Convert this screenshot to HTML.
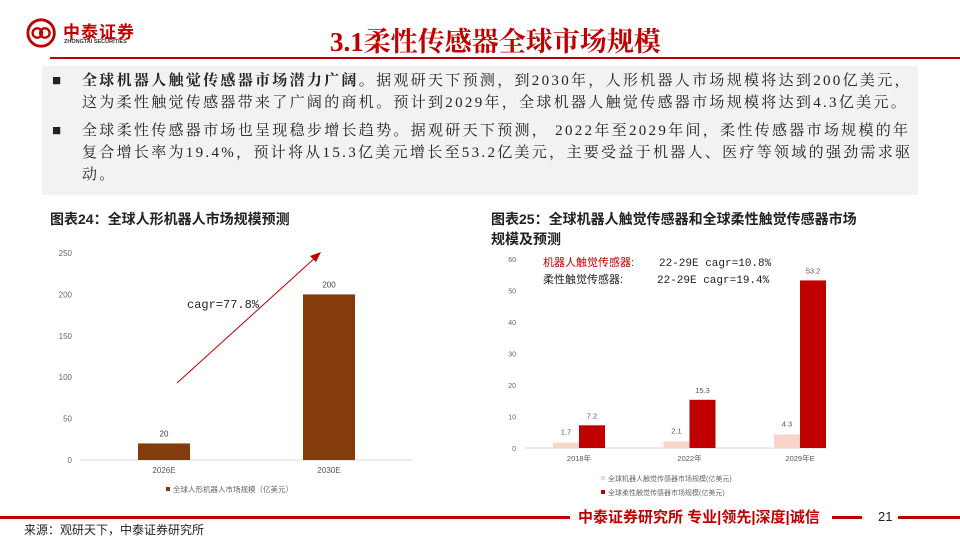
<!DOCTYPE html>
<html><head><meta charset="utf-8"><style>
body{margin:0;width:960px;height:540px;overflow:hidden;background:#fff;font-family:"Liberation Sans","Noto Sans CJK SC",sans-serif;position:relative}
.a{position:absolute}
.bul{font-family:"Liberation Serif","Noto Serif CJK SC",serif;font-size:15px;line-height:22px;color:#222;letter-spacing:2.3px;white-space:nowrap}
</style></head><body>
<div class="a" style="left:26px;top:17px;width:36px;height:32px">
<svg width="34" height="32" viewBox="0 0 36 32"><circle cx="16" cy="16" r="14" fill="none" stroke="#c00000" stroke-width="3"/><circle cx="12" cy="16" r="5" fill="none" stroke="#c00000" stroke-width="2.5"/><circle cx="20" cy="16" r="5" fill="none" stroke="#c00000" stroke-width="2.5"/></svg></div>
<div class="a" style="left:63px;top:18px;font-size:17px;font-weight:bold;color:#c00000;letter-spacing:1px">中泰证券</div>
<div class="a" style="left:64px;top:39px;font-size:5.5px;font-weight:bold;color:#333">ZHONGTAI SECURITIES</div>
<div class="a" style="left:330px;top:20px;font-family:'Liberation Serif','Noto Serif CJK SC',serif;font-size:27px;font-weight:bold;color:#c00000">3.1柔性传感器全球市场规模</div>
<div class="a" style="left:50px;top:57px;width:910px;height:2px;background:#c00000"></div>
<div class="a" style="left:42px;top:66px;width:876px;height:129px;background:#f2f2f2"></div>
<div class="a bul" style="left:52px;top:70px;width:860px"><span style="position:absolute;left:0">■</span><div style="margin-left:30px"><b>全球机器人触觉传感器市场潜力广阔。</b>据观研天下预测，到2030年，人形机器人市场规模将达到200亿美元，<br>这为柔性触觉传感器带来了广阔的商机。预计到2029年，全球机器人触觉传感器市场规模将达到4.3亿美元。</div></div>
<div class="a bul" style="left:52px;top:120px;width:860px"><span style="position:absolute;left:0">■</span><div style="margin-left:30px">全球柔性传感器市场也呈现稳步增长趋势。据观研天下预测， 2022年至2029年间，柔性传感器市场规模的年<br>复合增长率为19.4%，预计将从15.3亿美元增长至53.2亿美元，主要受益于机器人、医疗等领域的强劲需求驱<br>动。</div></div>
<div class="a" style="left:50px;top:209px;font-size:14px;font-weight:bold;color:#222">图表24：全球人形机器人市场规模预测</div>
<div class="a" style="left:491px;top:209px;width:430px;font-size:14px;font-weight:bold;color:#222;line-height:20px">图表25：全球机器人触觉传感器和全球柔性触觉传感器市场<br>规模及预测</div>
<svg class="a" style="left:0;top:0" width="960" height="540" id="charts"></svg>
<div class="a" style="left:0;top:516px;width:570px;height:3px;background:#c00000"></div>
<div class="a" style="left:578px;top:506px;font-size:15px;font-weight:bold;color:#c00000">中泰证券研究所 专业|领先|深度|诚信</div>
<div class="a" style="left:832px;top:516px;width:30px;height:3px;background:#c00000"></div>
<div class="a" style="left:878px;top:509px;font-size:13px;color:#222">21</div>
<div class="a" style="left:898px;top:516px;width:62px;height:3px;background:#c00000"></div>
<div class="a" style="left:24px;top:521px;font-size:12px;color:#222">来源：观研天下，中泰证券研究所</div>
<script>
const c1Cats=["2026E","2030E"];
const c1Vals=[20,200];
const c1Ticks=[0,50,100,150,200,250];
const c2Cats=["2018年","2022年","2029年E"];
const c2Robot=[1.7,2.1,4.3];
const c2Flex=[7.2,15.3,53.2];
const c2Ticks=[0,10,20,30,40,50,60];
const svg=document.getElementById('charts');
const NS='http://www.w3.org/2000/svg';
function mk(t,a,txt){const e=document.createElementNS(NS,t);for(const k in a)e.setAttribute(k,a[k]);if(txt!==undefined)e.textContent=txt;svg.appendChild(e);return e;}
// chart 1
const y1=v=>460-v*(207/250);
const x1=i=>164+i*165;
c1Ticks.forEach(t=>{const e=mk('text',{x:72,y:y1(t)+3,'text-anchor':'end','font-size':8,fill:'#666'},t);

});
let ax=mk('line',{x1:80,x2:412,y1:460,y2:460,stroke:'#d9d9d9'});


c1Vals.forEach((v,i)=>{const b=mk('rect',{x:x1(i)-26,y:y1(v),width:52,height:460-y1(v),fill:'#843c0c'});


const l=mk('text',{x:x1(i),y:y1(v)-7,'text-anchor':'middle','font-size':8,fill:'#444'},v);


const c=mk('text',{x:x1(i),y:473,'text-anchor':'middle','font-size':8,fill:'#555'},c1Cats[i]);

});
const ar=mk('line',{x1:177,y1:383,x2:316,y2:257,stroke:'#c00000','stroke-width':1});


const ah=mk('polygon',{points:'321,252 310,256 316,262',fill:'#c00000'});


const cg=mk('text',{x:187,y:308,'font-size':12,fill:'#222','font-family':'Liberation Mono,monospace'},'cagr=77.8%');


const lg1=mk('rect',{x:166,y:487,width:4,height:4,fill:'#843c0c'});


const lt1=mk('text',{x:173,y:492,'font-size':7.5,fill:'#666'},'全球人形机器人市场规模（亿美元）');


// chart 2
const y2=v=>448-v*(189/60);
const x2=i=>579+i*110.5;
c2Ticks.forEach(t=>{const e=mk('text',{x:516,y:y2(t)+3,'text-anchor':'end','font-size':7,fill:'#666'},t);

});
ax=mk('line',{x1:525,x2:828,y1:448,y2:448,stroke:'#d9d9d9'});


c2Cats.forEach((cat,i)=>{
const a=mk('rect',{x:x2(i)-26,y:y2(c2Robot[i]),width:26,height:448-y2(c2Robot[i]),fill:'#f8d5cb'});


const b=mk('rect',{x:x2(i),y:y2(c2Flex[i]),width:26,height:448-y2(c2Flex[i]),fill:'#c00000'});


const la=mk('text',{x:x2(i)-13,y:y2(c2Robot[i])-8,'text-anchor':'middle','font-size':7.5,fill:'#555'},c2Robot[i]);


const lb=mk('text',{x:x2(i)+13,y:y2(c2Flex[i])-7,'text-anchor':'middle','font-size':7.5,fill:'#555'},c2Flex[i]);


const cl=mk('text',{x:x2(i),y:461,'text-anchor':'middle','font-size':7.5,fill:'#555'},cat);

});
const n1=mk('text',{x:543,y:266,'font-size':11,fill:'#c00000'},'机器人触觉传感器: ');


const n1b=mk('text',{x:659,y:266,'font-size':11,fill:'#222','font-family':'Liberation Mono,monospace'},'22-29E cagr=10.8%');


const n2=mk('text',{x:543,y:283,'font-size':11,fill:'#222'},'柔性触觉传感器:');


const n2b=mk('text',{x:657,y:283,'font-size':11,fill:'#222','font-family':'Liberation Mono,monospace'},'22-29E cagr=19.4%');


const s1=mk('rect',{x:601,y:476,width:4,height:4,fill:'#f8d5cb'});


const t1=mk('text',{x:608,y:481,'font-size':7,fill:'#666'},'全球机器人触觉传感器市场规模(亿美元)');


const s2=mk('rect',{x:601,y:490,width:4,height:4,fill:'#c00000'});


const t2=mk('text',{x:608,y:495,'font-size':7,fill:'#666'},'全球柔性触觉传感器市场规模(亿美元)');


</script>
</body></html>
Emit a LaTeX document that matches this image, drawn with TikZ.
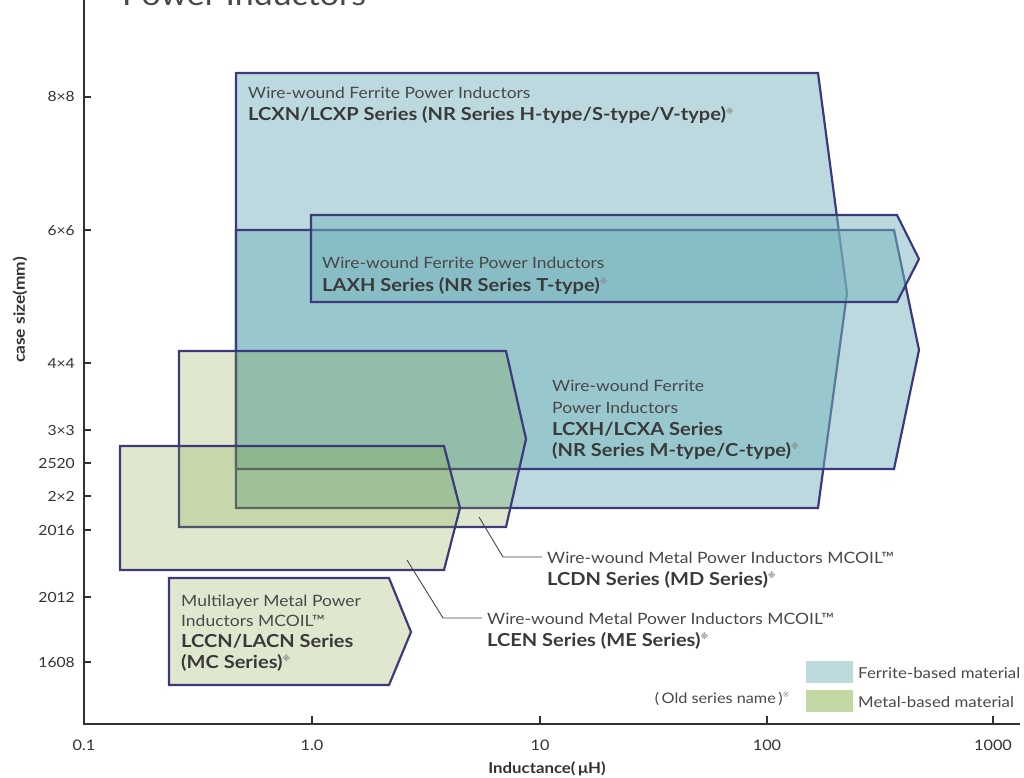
\documentclass[tikz,border=0pt]{standalone}
\usepackage{fontspec}
\setmainfont{Lato}[FakeStretch=1.12]
\newfontfamily\djv{DejaVu Sans}
\definecolor{navy}{RGB}{61,58,124}
\definecolor{ferr}{RGB}{119,180,190}
\definecolor{metl}{RGB}{127,163,63}
\definecolor{ferrleg}{RGB}{188,218,222}
\definecolor{metlleg}{RGB}{194,217,163}
\definecolor{txt}{RGB}{72,72,72}
\definecolor{txtb}{RGB}{58,58,58}
\definecolor{axisc}{RGB}{50,50,50}
\definecolor{komec}{RGB}{140,140,140}
\newcommand{\kome}{\textsuperscript{\djv\color{komec}\fontsize{8}{8}\selectfont※}}
\tikzset{
  ferrshape/.style={draw=navy, line width=2.2pt, fill=ferr, fill opacity=0.5},
  metlshape/.style={draw=navy, line width=2.2pt, fill=metl, fill opacity=0.25},
  reg/.style={anchor=base west, inner sep=0pt, text=txt, font=\fontsize{15.6}{18}\selectfont},
  bld/.style={anchor=base west, inner sep=0pt, text=txtb, font=\fontsize{17.9}{21}\selectfont\bfseries},
  ylab/.style={anchor=base east, inner sep=0pt, text=axisc, font=\fontsize{14}{16}\selectfont},
  xlab/.style={anchor=base, inner sep=0pt, text=axisc, font=\fontsize{14.5}{16}\selectfont},
  legtxt/.style={anchor=base west, inner sep=0pt, text=txt, font=\fontsize{15}{17}\selectfont},
  axisline/.style={draw=axisc, line width=1.3pt},
  leader/.style={draw=txt, line width=0.9pt},
}
\begin{document}
\begin{tikzpicture}[x=1pt,y=-1pt]
\useasboundingbox (0,0) rectangle (1024,778);
% title (cut off at top)
\node[anchor=base west, inner sep=0pt, text=txt, font=\fontsize{30.2}{34}\selectfont] (title) at (122,6) {Power Inductors};
% axes
\coordinate (ytop) at (84,0);
\coordinate (orig) at (84,724);
\coordinate (xend) at (1020,724);
\draw[axisline] (ytop) -- (orig) -- (xend);
% y ticks and labels
\foreach \yy/\lab/\nm in {97/8×8/a,230/6×6/b,363/4×4/c,430/3×3/d,463/2520/e,496/2×2/f,530/2016/g,597/2012/h,662/1608/i}{
  \draw[axisline] (84,\yy) -- (91,\yy);
  \node[ylab] (ylab\nm) at (75,\yy+5) {\lab};
}
% x ticks and labels
\foreach \xx in {312,540,767,993}{
  \draw[axisline] (\xx,724) -- (\xx,716);
}
\foreach \xx/\lab/\nm in {84/0.1/a,312/1.0/b,540/10/c,767/100/d,993/1000/e}{
  \node[xlab] (xlab\nm) at (\xx,750) {\lab};
}
\node[anchor=base, inner sep=0pt, text=axisc, font=\fontsize{15}{17}\selectfont\bfseries] (xtitle) at (547,773) {Inductance(\,μH)};
\node[rotate=90, inner sep=0pt, text=axisc, font=\fontsize{15.5}{17}\selectfont\bfseries] (ytitle) at (20,310) {case size(mm)};
% ferrite shapes
\path[ferrshape] (236,73) -- (818,73) -- (847,293) -- (818,508) -- (236,508) -- cycle;
\path[ferrshape] (236,230) -- (894,230) -- (919,350) -- (894,469) -- (236,469) -- cycle;
\path[ferrshape] (311,215) -- (897,215) -- (919,259) -- (897,302) -- (311,302) -- cycle;
% metal shapes
\path[metlshape] (179,351) -- (506,351) -- (526,439) -- (506,527) -- (179,527) -- cycle;
\path[metlshape] (120,446) -- (444,446) -- (460,508) -- (444,570) -- (120,570) -- cycle;
\path[metlshape] (169,578) -- (389,578) -- (411,632) -- (389,685) -- (169,685) -- cycle;
% texts in ferrite shapes
\node[reg] (lcxn1) at (248,99) {Wire-wound Ferrite Power Inductors};
\node[bld] (lcxn2) at (248,121) {LCXN/LCXP Series (NR Series H-type/S-type/V-type)\kome};
\node[reg] (laxh1) at (322,268) {Wire-wound Ferrite Power Inductors};
\node[bld] (laxh2) at (322,291) {LAXH Series (NR Series T-type)\kome};
\node[reg] (lcxh1) at (552,391) {Wire-wound Ferrite};
\node[reg] (lcxh2) at (552,413) {Power Inductors};
\node[bld] (lcxh3) at (552,435) {LCXH/LCXA Series};
\node[bld] (lcxh4) at (552,456) {(NR Series M-type/C-type)\kome};
% texts in metal shape
\node[reg] (lccn1) at (181,606) {Multilayer Metal Power};
\node[reg] (lccn2) at (181,626) {Inductors MCOIL™};
\node[bld] (lccn3) at (181,647) {LCCN/LACN Series};
\node[bld] (lccn4) at (181,668) {(MC Series)\kome};
% callouts
\node[reg] (lcdn1) at (547,563) {Wire-wound Metal Power Inductors MCOIL™};
\node[bld] (lcdn2) at (547,585) {LCDN Series (MD Series)\kome};
\node[reg] (lcen1) at (487,624) {Wire-wound Metal Power Inductors MCOIL™};
\node[bld] (lcen2) at (487,646) {LCEN Series (ME Series)\kome};
\coordinate (ldA) at (479,517);
\coordinate (ldAk) at (503,557);
\coordinate (ldB) at (407,560);
\coordinate (ldBk) at (443,618);
\draw[leader] (ldA) -- (ldAk) -- ([xshift=-5pt]ldAk -| lcdn1.west);
\draw[leader] (ldB) -- (ldBk) -- ([xshift=-5pt]ldBk -| lcen1.west);
% legend
\node[draw=none, fill=ferrleg, minimum width=47pt, minimum height=22pt, inner sep=0pt, anchor=north west] (legF) at (806,661) {};
\node[draw=none, fill=metlleg, minimum width=47pt, minimum height=22pt, inner sep=0pt, anchor=north west] (legM) at (806,690) {};
\node[legtxt] (legFt) at (858,678) {Ferrite-based material};
\node[legtxt] (legMt) at (858,707) {Metal-based material};
\node[anchor=base east, inner sep=0pt, text=txt, font=\fontsize{14.5}{16}\selectfont] (oldname) at (790,703) {(\,Old series name\,)\kome};
\end{tikzpicture}
\end{document}
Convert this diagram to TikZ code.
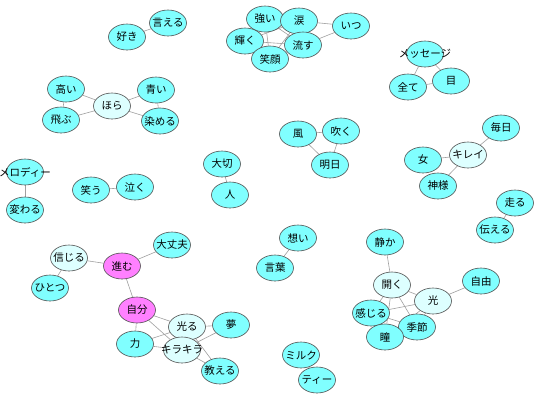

════════

**Given task:** Look for "this" and pull out every line that has it.

**Full solution:**
Convert this screenshot to HTML.
Emit a LaTeX document that matches this image, drawn with TikZ.
Convert this diagram to TikZ code.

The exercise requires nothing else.